В конце марта 1915 года, как-то ночью, в полевом госпитале неподалеку от линии фронта в Сент-Элуа, произошло фантастическое, незабываемое событие. Даже сейчас я не перестаю задавать себе вопрос: а не было ли все виденное мной дьявольским наваждением? Уэст располагал тогда личной лабораторией, расположенной в отдельном помещении временного госпиталя. Он получил ее, убедив начальство, что лаборатория необходима для работы над методикой лечения тяжелораненых, считавшихся безнадежными. Там, среди своих кровавых трофеев, он работал как мясник, а я так и не смог привыкнуть к той спокойной сосредоточенности, с какой он сортировал и раскладывал отдельные части человеческих тел. Временами он по-прежнему демонстрировал чудеса хирургического искусства, спасая солдат, но все же его главный, значительно менее филантропический интерес был сокрыт от человеческих глаз. Ему постоянно приходилось искать объяснения тем странным, даже в условиях военной мясорубки, звукам, доносившимся из его лаборатории. Среди этих звуков довольно частыми были выстрелы — привычные на поле сражения, они удивляли в стенах госпиталя. Но ожившие органы не предназначались для длительного функционирования и уж тем более для посторонних глаз. Помимо работы с человеческим материалом, Уэст продолжал свои изыскания мышечной ткани эмбриона рептилии. В ней было проще поддерживать жизнь, и мой друг на время целиком посвятил себя работе с ней. В темном углу лаборатории в необычного вида инкубаторе стоял вместительный бачок с эмбриональной тканью, постепенно росшей в объеме и поднимавшейся в бачке, как тесто, что производило на меня отталкивающее впечатление.
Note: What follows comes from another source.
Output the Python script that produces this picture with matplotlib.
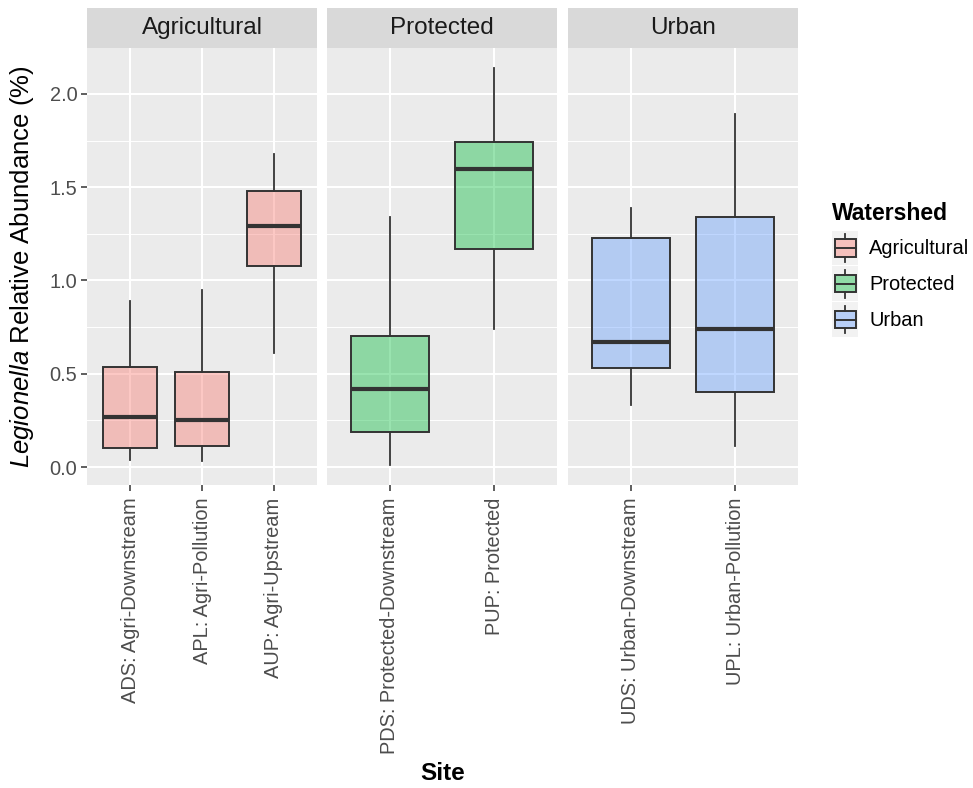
import matplotlib
matplotlib.use('Agg')
import matplotlib.pyplot as plt
from matplotlib.colors import to_rgba
from matplotlib.lines import Line2D
from matplotlib.patches import Rectangle
from matplotlib.legend_handler import HandlerBase

plt.rcParams['font.family'] = ['Liberation Sans', 'DejaVu Sans']
plt.rcParams['mathtext.fontset'] = 'custom'
plt.rcParams['mathtext.rm'] = 'Liberation Sans'
plt.rcParams['mathtext.it'] = 'Liberation Sans:italic'

# watershed facets and the hue each one gets
watersheds = ['Agricultural', 'Protected', 'Urban']
watershed_colors = ['#F8766D', '#00BA38', '#619CFF']

# one entry per site
site_labels = ['ADS: Agri-Downstream', 'APL: Agri-Pollution', 'AUP: Agri-Upstream',
               'PDS: Protected-Downstream', 'PUP: Protected',
               'UDS: Urban-Downstream', 'UPL: Urban-Pollution']
site_watershed = ['Agricultural', 'Agricultural', 'Agricultural',
                  'Protected', 'Protected', 'Urban', 'Urban']
whisker_low = [0.04, 0.03, 0.61, 0.01, 0.74, 0.33, 0.11]
q1 = [0.10, 0.11, 1.08, 0.19, 1.17, 0.53, 0.40]
median = [0.27, 0.25, 1.29, 0.42, 1.60, 0.67, 0.74]
q3 = [0.535, 0.51, 1.48, 0.705, 1.745, 1.23, 1.34]
whisker_high = [0.89, 0.95, 1.68, 1.34, 2.14, 1.39, 1.89]

W, H = 973, 788
PANEL_BG = '#EBEBEB'
STRIP_BG = '#D9D9D9'
LINE = '#333333'
ALPHA = 0.4

fig = plt.figure(figsize=(W / 100, H / 100), dpi=100)


def px_axes(x0, y0, x1, y1):
    '''Axes placed by pixel box (top-left origin).'''
    return fig.add_axes([x0 / W, 1 - y1 / H, (x1 - x0) / W, (y1 - y0) / H])


# shared y range, expanded 5% like ggplot
lo, hi = min(whisker_low), max(whisker_high)
pad = (hi - lo) * 0.05
ylim = (lo - pad, hi + pad)

panel_x = [(87, 317), (327, 557), (568, 798)]
panel_top, panel_bottom = 48, 485

for i, (shed, color, (x0, x1)) in enumerate(zip(watersheds, watershed_colors, panel_x)):
    idx = [k for k, s in enumerate(site_watershed) if s == shed]
    stats = [{'med': median[k], 'q1': q1[k], 'q3': q3[k],
              'whislo': whisker_low[k], 'whishi': whisker_high[k], 'fliers': []}
             for k in idx]
    pos = list(range(1, len(idx) + 1))

    ax = px_axes(x0, panel_top, x1, panel_bottom)
    ax.set_facecolor(PANEL_BG)
    ax.set_axisbelow(True)
    ax.bxp(stats, positions=pos, widths=0.75, patch_artist=True,
           showcaps=False, showfliers=False, manage_ticks=False,
           boxprops=dict(facecolor=to_rgba(color, ALPHA), edgecolor=LINE, linewidth=1.4),
           whiskerprops=dict(color=LINE, linewidth=1.3),
           medianprops=dict(color=LINE, linewidth=3.0, solid_capstyle='butt'))

    ax.set_xlim(0.4, len(idx) + 0.6)
    ax.set_ylim(*ylim)
    ax.set_xticks(pos)
    ax.set_xticklabels([site_labels[k] for k in idx], rotation=90, ha='center', va='top')
    ax.set_yticks([0, 0.5, 1.0, 1.5, 2.0])
    ax.set_yticks([0.25, 0.75, 1.25, 1.75], minor=True)
    ax.set_yticklabels(['0.0', '0.5', '1.0', '1.5', '2.0'])
    ax.grid(which='major', color='white', linewidth=1.45)
    ax.grid(which='minor', axis='y', color='white', linewidth=0.7)
    ax.tick_params(which='major', length=4, width=1.1, color=LINE,
                   labelcolor='#4D4D4D', labelsize=14.4, pad=3)
    ax.tick_params(axis='x', pad=5)
    ax.tick_params(which='minor', length=0)
    if i > 0:
        ax.tick_params(axis='y', left=False, labelleft=False)
    for sp in ax.spines.values():
        sp.set_visible(False)

    # facet strip
    st = px_axes(x0, 8, x1, panel_top)
    st.set_facecolor(STRIP_BG)
    st.set_xticks([])
    st.set_yticks([])
    for sp in st.spines.values():
        sp.set_visible(False)
    st.text(0.5, 0.5, shed, ha='center', va='center', size=17.5, color='#1A1A1A',
            transform=st.transAxes)

fig.text(22 / W, 1 - 266.5 / H, r'$\mathit{Legionella}$ Relative Abundance (%)',
         rotation=90, ha='center', va='center', size=18.5)
fig.text(442.5 / W, 1 - 774 / H, 'Site', ha='center', va='center',
         size=17.5, weight='bold')


class BoxKey(HandlerBase):
    '''Boxplot glyph for the legend keys.'''

    def create_artists(self, legend, orig_handle, xdescent, ydescent,
                       width, height, fontsize, trans):
        x0, y0 = -xdescent, -ydescent
        xc, yc = x0 + width / 2, y0 + height / 2
        bg = Rectangle((x0, y0), width, height, facecolor='#F2F2F2',
                       edgecolor='none', transform=trans)
        box = Rectangle((x0 + 0.1 * width, y0 + 0.25 * height), 0.8 * width, 0.5 * height,
                        facecolor=orig_handle.get_facecolor(), edgecolor=LINE,
                        linewidth=1.4, transform=trans)
        w1 = Line2D([xc, xc], [y0 + 0.1 * height, y0 + 0.25 * height],
                    color=LINE, linewidth=1.3, transform=trans)
        w2 = Line2D([xc, xc], [y0 + 0.75 * height, y0 + 0.9 * height],
                    color=LINE, linewidth=1.3, transform=trans)
        med = Line2D([x0 + 0.1 * width, x0 + 0.9 * width], [yc, yc],
                     color=LINE, linewidth=1.4, transform=trans)
        return [bg, box, w1, w2, med]


handles = [Rectangle((0, 0), 1, 1, facecolor=to_rgba(c, ALPHA)) for c in watershed_colors]
leg = fig.legend(handles, watersheds, handler_map={Rectangle: BoxKey()},
                 loc='upper left', bbox_to_anchor=(832 / W, 1 - 202 / H),
                 bbox_transform=fig.transFigure, frameon=False, borderpad=0,
                 borderaxespad=0, fontsize=14.4, handlelength=1.32, handleheight=2.3,
                 handletextpad=0.55, labelspacing=0.05, title='Watershed',
                 title_fontproperties={'weight': 'bold', 'size': 16.5},
                 alignment='left')
leg._legend_box.sep = 4

fig.savefig('out.png', dpi=100, facecolor='white')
В ночь, о которой я говорю, нам повезло: в лабораторию доставили труп человека, который при жизни отличался прекрасными физическими данными и, кроме того, обладал высокой психической организацией, говорившей об утонченной нервной системе. По иронии судьбы это был тот самый офицер, который помог Уэсту получить данное место и которому предстояло стать нашим помощником. Более того, в прошлом он тайно изучал теорию воскрешения — в значительной степени под руководством Уэста. Сэр Эрик Морленд Клепем Ли (так его звали) был лучшим хирургом дивизии, майором по званию. Как только слухи о тяжелых боях в районе Сент-Элуа достигли штаба, его срочно направили нам в помощь. Он вылетел на аэроплане, пилотируемом бесстрашным лейтенантом Рональдом Хиллом, но прямо над нами самолет сбили. Ужасная катастрофа произошла у всех на глазах. Хилла искорежило до неузнаваемости; что касается талантливого хирурга, то его голова едва держалась на сухожилиях, тело же осталось неповрежденным. Уэст с жадностью вцепился в безжизненные останки прежнего своего друга и коллеги. Меня передернуло, когда я увидел, как он, окончательно отделив голову от туловища, поместил ее, чтобы сохранить для дальнейших опытов, в свой дьявольский чан с пухнущей эмбриональной тканью. Само же обезглавленное тело он оставил на операционном столе. Затем, влив в него новую кровь, он сшил порванные в области шеи вены, артерии и нервные волокна, а ужасное отверстие обшил куском кожи, взятой у неизвестного трупа в офицерской форме. Мне было понятно, чего добивался Уэст: он хотел знать, обнаружит ли этот высокоорганизованный организм, лишенный головного мозга, какие-либо признаки той умственной деятельности, которая так отличала сэра Эрика Морленда Клепема Ли. Изучавший при жизни теорию воскрешения, он сам стал теперь безжизненным обрубком и лежал, как бы предлагая себя в качестве ужасного практического пособия.